Collins — whose son Chris is the men’s basketball coach at Northwestern — addressed questions about coaching Michael Jordan, analyzing basketball and various other components of his coaching career in front of a full house at the McCormick Tribune Center.

“Michael Jordan is the greatest player in history, ever,” Collins said while discussing his experience coaching Jordan. The star played on Collins-coached teams from 1986 to 1989 while on the Bulls as well as with the Washington Wizards from 2001 to 2003.

Adande also showed short clips of basketball games for Collins to discuss. One clip was of “The Shot” — one of Jordan’s most famous plays and game-winning shots — from the 1989 Eastern Conference playoffs against the Cleveland Cavaliers, during which Collins was coaching the Bulls.

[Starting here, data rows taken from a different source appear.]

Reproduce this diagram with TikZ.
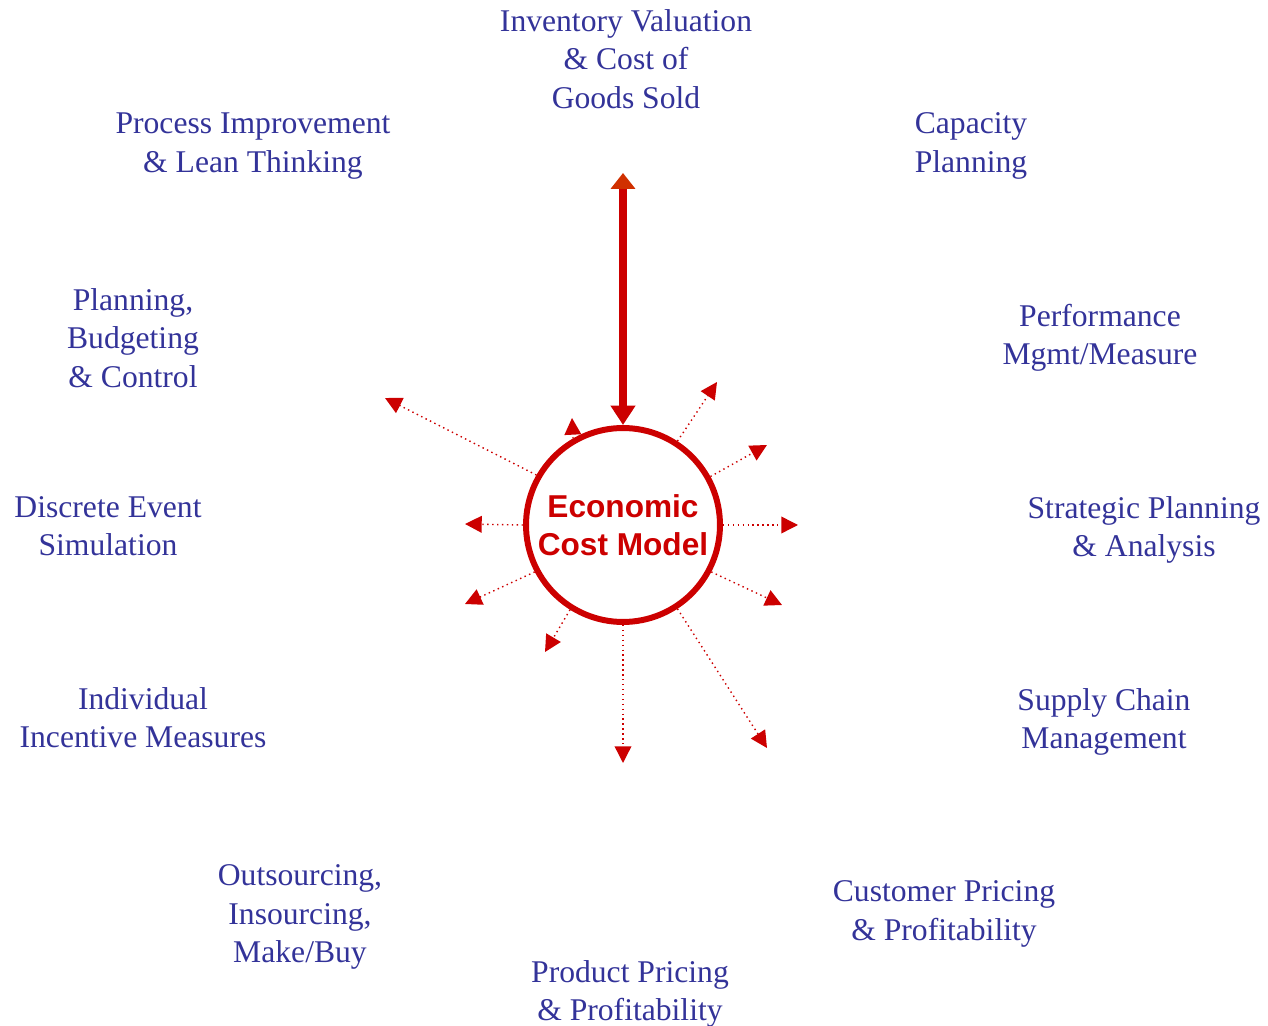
\documentclass[tikz,border=0pt]{standalone}
\usepackage{fontspec}
\setmainfont{Liberation Serif}
\newfontfamily\ecmfont{Liberation Sans}
\usepackage{xcolor}
\usepackage{tikz}
\usetikzlibrary{arrows.meta}

\definecolor{topicblue}{HTML}{333399}
\definecolor{ecmred}{HTML}{CC0000}
\definecolor{tipred}{HTML}{D03000}

\tikzset{
  topic/.style={text=topicblue,align=center,inner sep=0pt,
    font=\fontsize{18}{21.8}\selectfont},
  ecmcircle/.style={circle,draw=ecmred,line width=3.4pt,minimum size=3.88cm,
    inner sep=0pt,text=ecmred,align=center,
    font=\ecmfont\bfseries\fontsize{18}{21.5}\selectfont},
  spoke/.style={ecmred,dotted,line width=0.8pt,
    -{Triangle[length=9.5pt,width=9.5pt]}},
}

\begin{document}
\begin{tikzpicture}[x=0.02cm,y=-0.02cm]
\useasboundingbox (0,0) rectangle (1268,1026);

% Centre
\node[ecmcircle] (ecm) at (623,525) {Economic\\Cost Model};

% Topics
\node[topic] (inv) at (626,59) {Inventory Valuation\\\& Cost of\\Goods Sold};
\node[topic] (proc) at (253,146) {Process Improvement\\\& Lean Thinking};
\node[topic] (cap) at (971,146) {Capacity\\Planning};
\node[topic] (plan) at (133,338) {Planning,\\Budgeting\\\& Control};
\node[topic] (perf) at (1100,338) {Performance\\Mgmt/Measure};
\node[topic] (des) at (108,526) {Discrete Event\\Simulation};
\node[topic] (strat) at (1144,530) {Strategic Planning\\\& Analysis};
\node[topic] (indiv) at (143,718) {Individual\\Incentive Measures};
\node[topic] (supply) at (1104,722) {Supply Chain\\Management};
\node[topic] (outs) at (300,917) {Outsourcing,\\Insourcing,\\Make/Buy};
\node[topic] (cust) at (944,914) {Customer Pricing\\\& Profitability};
\node[topic] (prod) at (630,994) {Product Pricing\\\& Profitability};

% Main flow
\coordinate (top) at (623,173);
\draw[ecmred,line width=5pt,
  {Triangle[length=9pt,width=13.5pt,color=tipred]}-{Triangle[length=11pt,width=13.5pt]}]
  (top) -- (ecm.north);

% Spokes
\coordinate (tA) at (385,398);
\coordinate (tB) at (572,418);
\coordinate (tC) at (717,382);
\coordinate (tD) at (767,445);
\coordinate (tE) at (798,525);
\coordinate (tF) at (782,605);
\coordinate (tG) at (767,748);
\coordinate (tH) at (623,763);
\coordinate (tI) at (545,652);
\coordinate (tJ) at (465,604);
\coordinate (tK) at (465,524);
\foreach \ang/\tip in {150/tA,120/tB,57/tC,29/tD,0/tE,-28/tF,-57/tG,-90/tH,-122/tI,-152/tJ,180/tK} {
  \draw[spoke] (ecm.\ang) -- (\tip);
}
\end{tikzpicture}
\end{document}
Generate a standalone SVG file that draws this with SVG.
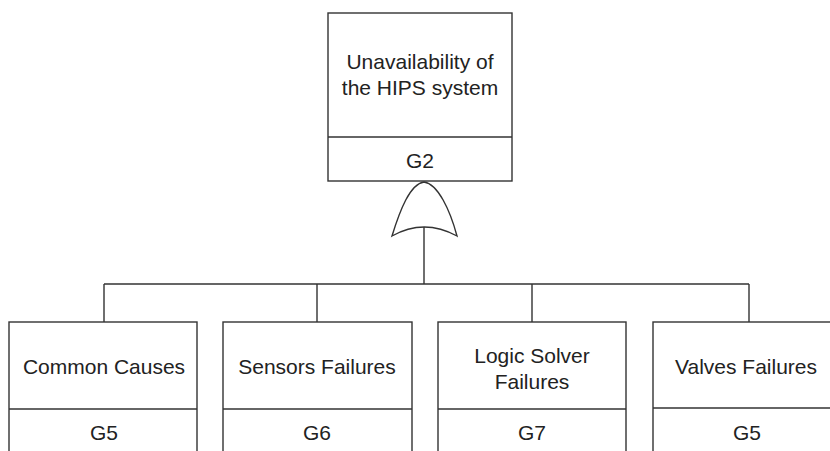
<svg xmlns="http://www.w3.org/2000/svg" width="830" height="451" viewBox="0 0 830 451">
<style>
.box{fill:#fff;stroke:#333;stroke-width:1.4}
.ln{fill:none;stroke:#333;stroke-width:1.4}
.t{font-family:"Liberation Sans",Arial,sans-serif;font-size:21px;fill:#222;text-anchor:middle}
</style>
<rect width="830" height="451" fill="#fff"/>
<g id="connectors">
<path class="ln" d="M424,227 V284 M104,284 H749 M104,284 V322 M317,284 V322 M532,284 V322 M749,284 V322"/>
</g>
<g id="gate">
<path class="ln" stroke-width="1.6" d="M392,236 C400,210 410,184 424,182 C438,184 450,210 457,236 Q424,218 392,236 Z"/>
</g>
<g id="G2">
<rect class="box" x="328" y="13" width="184" height="168"/>
<line class="ln" x1="328" y1="137" x2="512" y2="137"/>
<text class="t" x="420" y="69">Unavailability of</text>
<text class="t" x="420" y="95">the HIPS system</text>
<text class="t" x="420" y="168">G2</text>
</g>
<g id="G5a">
<rect class="box" x="9" y="322" width="188" height="140"/>
<line class="ln" x1="9" y1="409" x2="197" y2="409"/>
<text class="t" x="104" y="374">Common Causes</text>
<text class="t" x="104" y="440">G5</text>
</g>
<g id="G6">
<rect class="box" x="223" y="322" width="189" height="140"/>
<line class="ln" x1="223" y1="409" x2="412" y2="409"/>
<text class="t" x="317" y="374">Sensors Failures</text>
<text class="t" x="317" y="440">G6</text>
</g>
<g id="G7">
<rect class="box" x="438" y="322" width="188" height="140"/>
<line class="ln" x1="438" y1="409" x2="626" y2="409"/>
<text class="t" x="532" y="363">Logic Solver</text>
<text class="t" x="532" y="389">Failures</text>
<text class="t" x="532" y="440">G7</text>
</g>
<g id="G5b">
<rect class="box" x="653" y="322" width="188" height="140"/>
<line class="ln" x1="653" y1="408" x2="841" y2="408"/>
<text class="t" x="746" y="374">Valves Failures</text>
<text class="t" x="747" y="440">G5</text>
</g>
</svg>
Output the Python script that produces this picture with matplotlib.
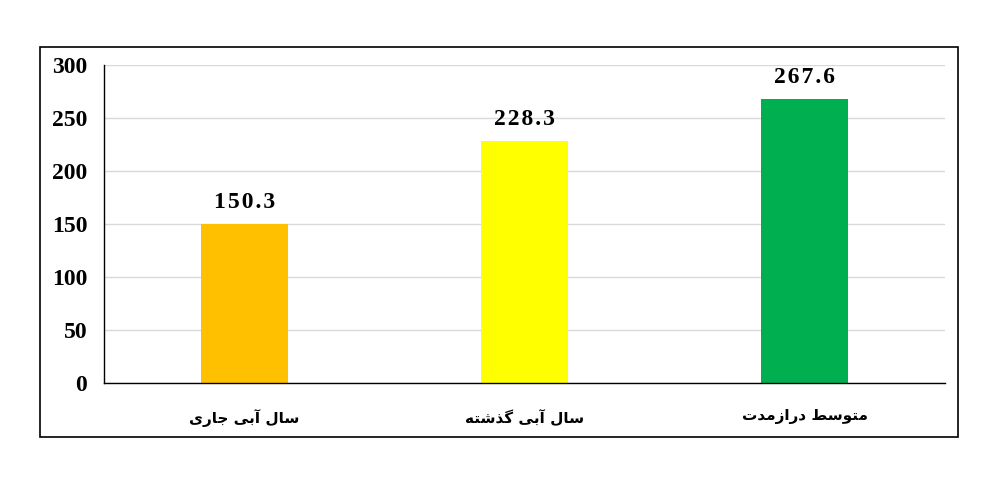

“There is a point for every franchise where there is a breakthrough moment,” Collins said. “Winning Game 5 in ’89 versus the Cavs was that moment.”

Adande asked Collins to walk the audience through Jordan’s game-winning shot against the Utah Jazz in Game 6 of the 1998 NBA Finals. Collins said Bulls forward Scottie Pippen, playing with an injured back, ran down the court to draw a defender away from the middle of the court, allowing Jordan to make one of the most famous shots in NBA history.

The sequence was played twice, and Collins encouraged the audience to play close attention to details. He said without Pippen’s presence on the wing, though it seemed trivial at first, Jordan may not have had the space to make the shot.

In addition to game analysis, Adande and Collins also discussed the importance of statistics.

“To what extent do statistics tell ‘the story?’” Adande asked.

Collins applied his basketball knowledge to the upcoming NBA season, adding that Houston Rockets guard James Harden could win the NBA MVP this season because of the scoring uptick he sees in Coach Mike D’Antoni’s coaching system.

“If you’re in a fantasy league, grab him quickly,” Collins said.

D’Antoni is known for the “seven seconds or less” offensive strategy, where his team tries to get a shot off in the first seven seconds of the shot clock.

Weinberg sophomore Blake Maier, who was at the event, said Collins’ strength is knowing how to use the skills of his players.

“He knows that you can’t teach talent, so he talked about how his game plan revolved around who his best players were and making sure they had the ball when the time was necessary,” Maier said.

Collins concluded by discussing the influence basketball has had on his life.

“Basketball has not been a game to me,” Collins said. “It’s been my life.”